No matter how much a father fights in court for his rights including directly caring for his children, the courts refuses to acknowledge his rights but only his obligation to pay money to the mother. Family courts unconstitutionally invoke the ‘best interest of the child’ excuse to ignore the parental right and other fundamental rights of fit fathers. They claim authority over his children and award them overwhelmingly to the mothers. This most sexist and rights-denying injustice fathers face is palpable and obvious to all except those brainwashed on feminist privileges and empowerment of women at any expense. No one wants to be in a father’s position in family court; it’s the mother’s position that’s assured of the parental rights and its benefits – including state enforcement of the father’s extortion payments to her.

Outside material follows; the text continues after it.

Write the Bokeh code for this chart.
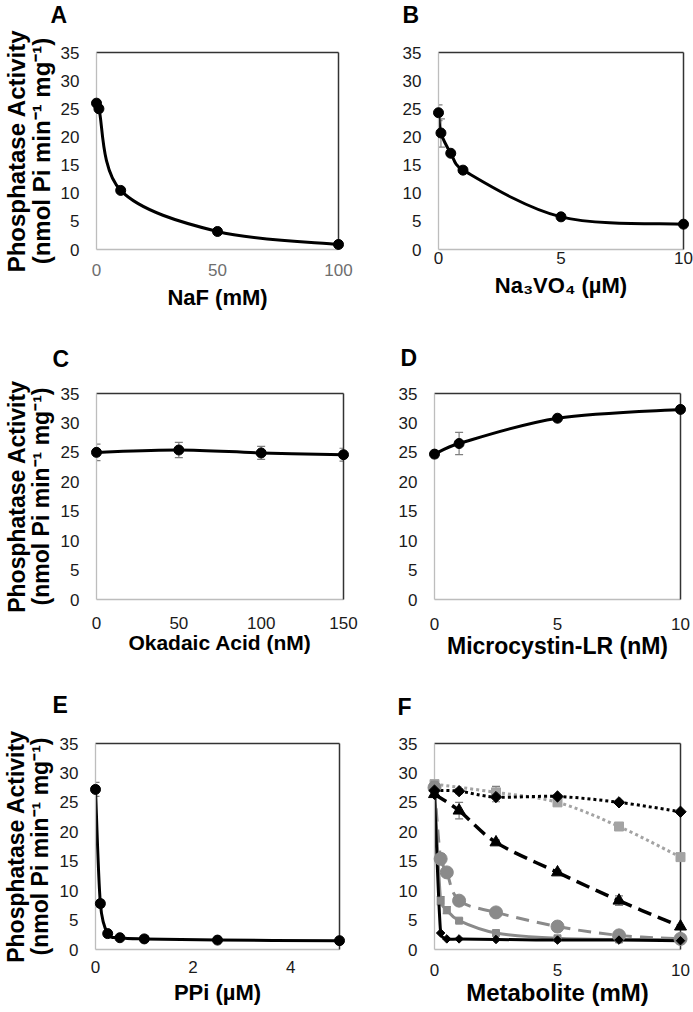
import numpy as np
from bokeh.plotting import figure
from bokeh.models import (Range1d, LinearAxis, FixedTicker, Whisker, Label,
                          ColumnDataSource, TeeHead)
from bokeh.layouts import column, row
from bokeh.embed import file_html
from bokeh.resources import INLINE

FONT = "Liberation Sans"

# ---------------- data ----------------
naf_x = [0, 1, 10, 50, 100]
naf_y = [26.0, 25.0, 10.5, 3.2, 0.9]
naf_err = [0.4, 0.6, 0.3, 0.2, 0.1]

van_x = [0, 0.1, 0.5, 1, 5, 10]
van_y = [24.3, 20.7, 17.1, 14.1, 5.8, 4.5]
van_err = [1.4, 2.5, 0.4, 0.5, 0.3, 0.2]

oka_x = [0, 50, 100, 150]
oka_y = [25.0, 25.4, 24.9, 24.6]
oka_err = [1.4, 1.3, 1.1, 1.1]

mic_x = [0, 1, 5, 10]
mic_y = [24.7, 26.5, 30.8, 32.3]
mic_err = [0.6, 1.9, 0.5, 0.3]

ppi_x = [0, 0.1, 0.25, 0.5, 1, 2.5, 5]
ppi_y = [27.2, 7.8, 2.7, 2.0, 1.8, 1.6, 1.5]
ppi_err = [1.2, 0.6, 0.3, 0.2, 0.2, 0.1, 0.1]

met_dotk_x = [0, 1, 2.5, 5, 7.5, 10]
met_dotk_y = [27.0, 26.9, 25.9, 26.0, 25.0, 23.4]
met_dotk_err = [0.3, 0.4, 0.8, 0.3, 0.3, 0.3]

met_dotg_x = [0, 2.5, 5, 7.5, 10]
met_dotg_y = [28.1, 26.7, 25.0, 20.9, 15.7]
met_dotg_err = [0.5, 1.0, 0.4, 0.4, 0.4]

met_dashk_x = [0, 1, 2.5, 5, 7.5, 10]
met_dashk_y = [26.4, 23.6, 18.2, 13.1, 8.3, 3.9]
met_dashk_err = [0.5, 1.4, 0.4, 0.4, 0.8, 0.3]

met_dashg_x = [0, 0.25, 0.5, 1, 2.5, 5, 7.5, 10]
met_dashg_y = [27.5, 15.4, 13.1, 8.3, 6.3, 3.9, 2.4, 1.8]
met_dashg_err = [0.5, 0.9, 0.6, 0.4, 0.3, 0.3, 0.2, 0.2]

met_solg_x = [0, 0.25, 0.5, 1, 2.5, 5, 7.5, 10]
met_solg_y = [28.0, 8.3, 6.7, 4.9, 2.8, 1.9, 1.7, 1.7]
met_solg_err = [0.5, 0.7, 0.6, 0.3, 0.2, 0.1, 0.1, 0.1]

met_solk_x = [0, 0.25, 0.5, 1, 2.5, 5, 7.5, 10]
met_solk_y = [26.2, 2.8, 1.8, 1.8, 1.7, 1.6, 1.6, 1.5]

y_ticks = [0, 5, 10, 15, 20, 25, 30, 35]
ylabel = "Phosphatase Activity\n(nmol Pi min\u207b\u00b9 mg\u207b\u00b9)"


# ---------------- helpers ----------------
def make_fig(width, height, borders, xmax, xticks, xlabel, xlabel_size,
             tick_standoff, label_standoff, xtick_color="#1a1a1a",
             ylabel_size=None, ylabel_standoff=4):
    l, r, t, b = borders
    p = figure(width=width, height=height, x_range=Range1d(0, xmax),
               y_range=Range1d(0, 35), output_backend="svg", title=None,
               toolbar_location=None, min_border_left=l, min_border_right=r,
               min_border_top=t, min_border_bottom=b)
    p.xgrid.visible = False
    p.ygrid.visible = False
    p.outline_line_color = None
    p.background_fill_color = "white"
    p.border_fill_color = "white"
    p.xaxis.ticker = FixedTicker(ticks=xticks)
    p.yaxis.ticker = FixedTicker(ticks=y_ticks)
    for ax in (p.xaxis[0], p.yaxis[0]):
        ax.major_tick_line_color = None
        ax.minor_tick_line_color = None
        ax.major_tick_out = 0
        ax.major_tick_in = 0
        ax.axis_line_color = "#bdbdbd"
        ax.axis_line_width = 1.3
        ax.major_label_text_font = FONT
        ax.major_label_text_font_size = "17px"
        ax.major_label_text_color = "#1a1a1a"
        ax.axis_label_text_font = FONT
        ax.axis_label_text_font_style = "bold"
        ax.axis_label_text_color = "black"
    xa = p.xaxis[0]
    xa.major_label_text_color = xtick_color
    xa.major_label_standoff = tick_standoff
    xa.axis_label = xlabel
    xa.axis_label_text_font_size = xlabel_size
    xa.axis_label_standoff = label_standoff
    ya = p.yaxis[0]
    ya.major_label_standoff = 17
    if ylabel_size is not None:
        ya.axis_label = ylabel
        ya.axis_label_text_font_size = ylabel_size
        ya.axis_label_text_line_height = 0.9
        ya.axis_label_standoff = ylabel_standoff
    for loc in ("above", "right"):
        ax = LinearAxis(ticker=FixedTicker(ticks=[]), axis_line_color="#333333",
                        axis_line_width=1.5, major_tick_line_color=None,
                        minor_tick_line_color=None, major_tick_out=0,
                        major_label_standoff=0,
                        major_label_text_font_size="0px")
        p.add_layout(ax, loc)
    p._px = ((width - l - r) / xmax, (height - t - b) / 35.0)
    return p


def strip(height, letters):
    s = figure(width=693, height=height, x_range=Range1d(0, 693),
               y_range=Range1d(0, height), output_backend="svg", title=None,
               toolbar_location=None, x_axis_type=None, y_axis_type=None,
               min_border=0, min_border_left=0, min_border_right=0,
               min_border_top=0, min_border_bottom=0)
    s.xgrid.visible = False
    s.ygrid.visible = False
    s.outline_line_color = None
    s.background_fill_color = "white"
    s.border_fill_color = "white"
    for txt, x, y in letters:
        s.add_layout(Label(x=x, y=y, x_units="screen", y_units="screen",
                           text=txt, text_font=FONT, text_font_style="bold",
                           text_font_size="23px", text_color="black",
                           text_align="left", text_baseline="middle"))
    return s


def smooth(p, xs, ys, color, width=3, dash="solid"):
    X = np.asarray(xs, float)
    Y = np.asarray(ys, float)
    sx, sy = p._px
    n = len(X)

    def dist(j, k):
        return float(np.hypot((X[k] - X[j]) * sx, (Y[k] - Y[j]) * sy))

    d = dict(x0=[], y0=[], x1=[], y1=[], cx0=[], cy0=[], cx1=[], cy1=[])
    for i in range(n - 1):
        a = max(i - 1, 0)
        e = min(i + 2, n - 1)
        d12 = dist(i, i + 1)
        d02 = dist(a, i + 1)
        d13 = dist(i, e)
        t1 = 1 / 6 if d02 / 6 <= d12 / 2 else (d12 / 2) / d02
        t2 = 1 / 6 if d13 / 6 <= d12 / 2 else (d12 / 2) / d13
        d["x0"].append(X[i]); d["y0"].append(Y[i])
        d["x1"].append(X[i + 1]); d["y1"].append(Y[i + 1])
        d["cx0"].append(X[i] + t1 * (X[i + 1] - X[a]))
        d["cy0"].append(Y[i] + t1 * (Y[i + 1] - Y[a]))
        d["cx1"].append(X[i + 1] - t2 * (X[e] - X[i]))
        d["cy1"].append(Y[i + 1] - t2 * (Y[e] - Y[i]))
    p.bezier(x0="x0", y0="y0", x1="x1", y1="y1", cx0="cx0", cy0="cy0",
             cx1="cx1", cy1="cy1", source=ColumnDataSource(d),
             line_color=color, line_width=width, line_dash=dash,
             line_cap="butt")


def errbars(p, xs, ys, errs, color="#7f7f7f"):
    src = ColumnDataSource(dict(x=xs,
                                lo=[y - e for y, e in zip(ys, errs)],
                                hi=[y + e for y, e in zip(ys, errs)]))
    w = Whisker(source=src, base="x", lower="lo", upper="hi",
                line_color=color, line_width=1.2,
                upper_head=TeeHead(size=8, line_color=color, line_width=1.2),
                lower_head=TeeHead(size=8, line_color=color, line_width=1.2))
    p.add_layout(w)


def points(p, xs, ys, marker="circle", size=10, color="black", angle=0.0):
    r = p.scatter(xs, ys, marker=marker, size=size, fill_color=color,
                  line_color=color, angle=angle)
    r.level = "overlay"


LW, RW = 365, 328
H1, H2, H3 = 293, 289, 286

s1 = strip(27, [("A", 50, 12.5), ("B", 402, 12.5)])
s2 = strip(56, [("C", 52, 17.5), ("D", 400, 19)])
s3 = strip(60, [("E", 52, 21), ("F", 397, 19)])

# ---- A ----
pa = make_fig(LW, H1, (96, 27, 22, 71), 100, [0, 50, 100],
              "NaF (mM)", "22px", 14, 6, "#6e6e6e", "24px", 3)
errbars(pa, naf_x, naf_y, naf_err)
smooth(pa, naf_x, naf_y, "black")
points(pa, naf_x, naf_y)

# ---- B ----
pb = make_fig(RW, H1, (73, 10, 25, 66), 10, [0, 5, 10],
              "Na\u2083VO\u2084 (\u00b5M)", "22px", 2, 6)
errbars(pb, van_x, van_y, van_err)
smooth(pb, van_x, van_y, "black")
points(pb, van_x, van_y)

# ---- C ----
pc = make_fig(LW, H2, (96, 22, 15, 66), 150, [0, 50, 100, 150],
              "Okadaic Acid (nM)", "21px", 17, -1, ylabel_size="23px")
errbars(pc, oka_x, oka_y, oka_err)
smooth(pc, oka_x, oka_y, "black")
points(pc, oka_x, oka_y)

# ---- D ----
pd_ = make_fig(RW, H2, (69, 13, 17, 66), 10, [0, 5, 10],
               "Microcystin-LR (nM)", "23px", 18, 0)
errbars(pd_, mic_x, mic_y, mic_err)
smooth(pd_, mic_x, mic_y, "black")
points(pd_, mic_x, mic_y)

# ---- E ----
pe = make_fig(LW, H3, (93, 26, 16, 61), 5, [0, 2, 4],
              "PPi (\u00b5M)", "22px", 11, 4, ylabel_size="23px")
errbars(pe, ppi_x, ppi_y, ppi_err)
smooth(pe, ppi_x, ppi_y, "black")
points(pe, ppi_x, ppi_y)

# ---- F ----
pf = make_fig(RW, H3, (69, 13, 18, 62), 10, [0, 5, 10],
              "Metabolite (mM)", "24px", 14, 0)
GREY = "#8a8a8a"
LGREY = "#a3a3a3"
errbars(pf, met_dotg_x, met_dotg_y, met_dotg_err)
errbars(pf, met_dashg_x, met_dashg_y, met_dashg_err)
errbars(pf, met_solg_x, met_solg_y, met_solg_err)
errbars(pf, met_dashk_x, met_dashk_y, met_dashk_err)
errbars(pf, met_dotk_x, met_dotk_y, met_dotk_err)
smooth(pf, met_dotg_x, met_dotg_y, LGREY, 3, "3 3")
smooth(pf, met_dashg_x, met_dashg_y, GREY, 3, "13 8")
smooth(pf, met_solg_x, met_solg_y, GREY, 3)
smooth(pf, met_dashk_x, met_dashk_y, "black", 3.5, "14 7")
smooth(pf, met_dotk_x, met_dotk_y, "black", 3, "3 3")
smooth(pf, met_solk_x, met_solk_y, "black", 3)
points(pf, met_dotg_x, met_dotg_y, "square", 9, LGREY)
points(pf, met_dashg_x, met_dashg_y, "circle", 13, GREY)
points(pf, met_solg_x, met_solg_y, "square", 7, GREY)
points(pf, met_dashk_x, met_dashk_y, "triangle", 12, "black")
points(pf, met_dotk_x, met_dotk_y, "square", 8, "black", np.pi / 4)
points(pf, met_solk_x, met_solk_y, "square", 6, "black", np.pi / 4)

layout = column(s1, row(pa, pb), s2, row(pc, pd_), s3, row(pe, pf))
open("out.html", "w").write(file_html(layout, INLINE))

Very few within this judicial system have the guts to speak out against the injustice occurring in family courts.
Most will speak only under their breath, away from the ears of authority. The women’s abuse excuse is ever ready to be invoked to backup court judgments made under the best interest of the child excuse. Again, everyone knows how phony the abuse excuse is with its phony due process. But very few within the system will speak out about it. Such criticisms are heavily suppressed. Exposing the sexist outcomes and injustice that family courts impose on fathers is certainly not part of the state-imposed feminist agenda that initiated and supports the state-based divorce and domestic violence industry. Doing so would undermine the power and strangle-hold it has on constitutional redress. What you will hear is that fathers who don’t comply with the horrendously unfair, burdensome and malicious family court orders are just deadbeats and irresponsible. Objecting to being denied their rights and their children is a form abusive behavior.

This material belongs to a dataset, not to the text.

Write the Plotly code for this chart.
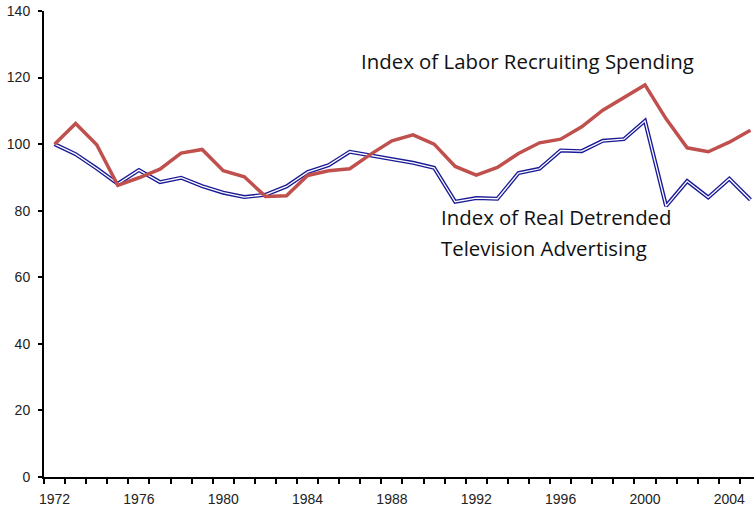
import plotly.graph_objects as go

years = list(range(1972, 2006))
labor_recruiting = [100.0, 106.2, 99.8, 87.6, 89.9, 92.5, 97.3, 98.4, 92.0, 90.2, 84.3, 84.5,
                    90.6, 92.0, 92.6, 97.0, 101.0, 102.8, 100.0, 93.3, 90.7, 93.0, 97.2, 100.4,
                    101.5, 105.2, 110.2, 113.9, 117.8, 107.6, 98.9, 97.7, 100.6, 104.2]
tv_advertising = [100.0, 97.0, 92.7, 88.1, 92.2, 88.6, 89.9, 87.4, 85.4, 84.1, 84.8, 87.3,
                  91.6, 93.7, 97.7, 96.6, 95.6, 94.4, 92.9, 82.7, 83.8, 83.6, 91.3, 92.6,
                  98.1, 97.9, 101.0, 101.5, 107.0, 81.4, 88.9, 84.0, 89.6, 83.3]
year_labels = [1972, 1976, 1980, 1984, 1988, 1992, 1996, 2000, 2004]
y_ticks = [0, 20, 40, 60, 80, 100, 120, 140]

fig = go.Figure()
# Double line for TV advertising: dark blue outline with white core
fig.add_trace(go.Scatter(x=years, y=tv_advertising, mode="lines",
                         line=dict(color="#1a1a96", width=4), hoverinfo="skip", showlegend=False))
fig.add_trace(go.Scatter(x=years, y=tv_advertising, mode="lines",
                         line=dict(color="white", width=1.3), hoverinfo="skip", showlegend=False))
fig.add_trace(go.Scatter(x=years, y=labor_recruiting, mode="lines",
                         line=dict(color="#C0504D", width=3.5), showlegend=False))

ann_font = dict(family="Open Sans", size=20.4, color="#111111")
fig.add_annotation(x=1986.45, y=125.1, xref="x", yref="y", text="Index of Labor Recruiting Spending",
                   showarrow=False, xanchor="left", yanchor="middle", font=ann_font)
fig.add_annotation(x=1990.25, y=78.1, xref="x", yref="y", text="Index of Real Detrended",
                   showarrow=False, xanchor="left", yanchor="middle", font=ann_font)
fig.add_annotation(x=1990.25, y=68.8, xref="x", yref="y", text="Television Advertising",
                   showarrow=False, xanchor="left", yanchor="middle", font=ann_font)

fig.update_layout(
    width=754, height=508,
    margin=dict(l=44, r=0, t=11, b=31),
    paper_bgcolor="white", plot_bgcolor="white",
    font=dict(family="Arial", size=14, color="#222222"),
)
fig.update_xaxes(
    range=[1971.5, 2005.17], automargin=False,
    tickmode="array", tickvals=year_labels, ticktext=[str(v) for v in year_labels],
    ticks="", ticklabelstandoff=8, showgrid=False, zeroline=False,
    showline=True, linecolor="black", linewidth=2,
    minor=dict(tickmode="array", tickvals=[y - 0.5 for y in years] + [2005.5],
               ticks="outside", ticklen=5, tickwidth=1.5, tickcolor="black", showgrid=False),
)
fig.update_yaxes(
    range=[0, 140], tickmode="array", tickvals=y_ticks, automargin=False,
    ticks="outside", ticklen=4, tickwidth=1.5, tickcolor="black", ticklabelstandoff=5,
    showgrid=False, zeroline=False, showline=True, linecolor="black", linewidth=2,
)
fig.write_html("out.html", config={"displayModeBar": False},
               post_script="document.body.style.margin='0';document.body.style.overflow='hidden';")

That’s the propaganda. The state-based divorce and domestic violence industry lives off the unjust orders that the family courts impose on fit fathers. It’s part of the tyranny that fathers face. It includes the judicial and executive branches and promotes its tactics, policies, and accomplishments for the money, power, and agenda it provides. 1. First, the judiciary has slowly usurped justice by negating both accountability of judicial and prosecution personnel who violate constitutional procedures and constitutional protections for litigants in family court. 2. Secondly, feminist propaganda has pushed for ‘greater good’ laws that privilege women at the direct denial of fathers rights and protections – infusing such feminist jurisprudence into our legal system and into the public mindset. 3. Lastly, the enormous benefits such perfidy and perversion of justice against a targeted class – fathers – has created the divorce and domestic violence industry that feeds off this targeted injustice and promotes more of the same.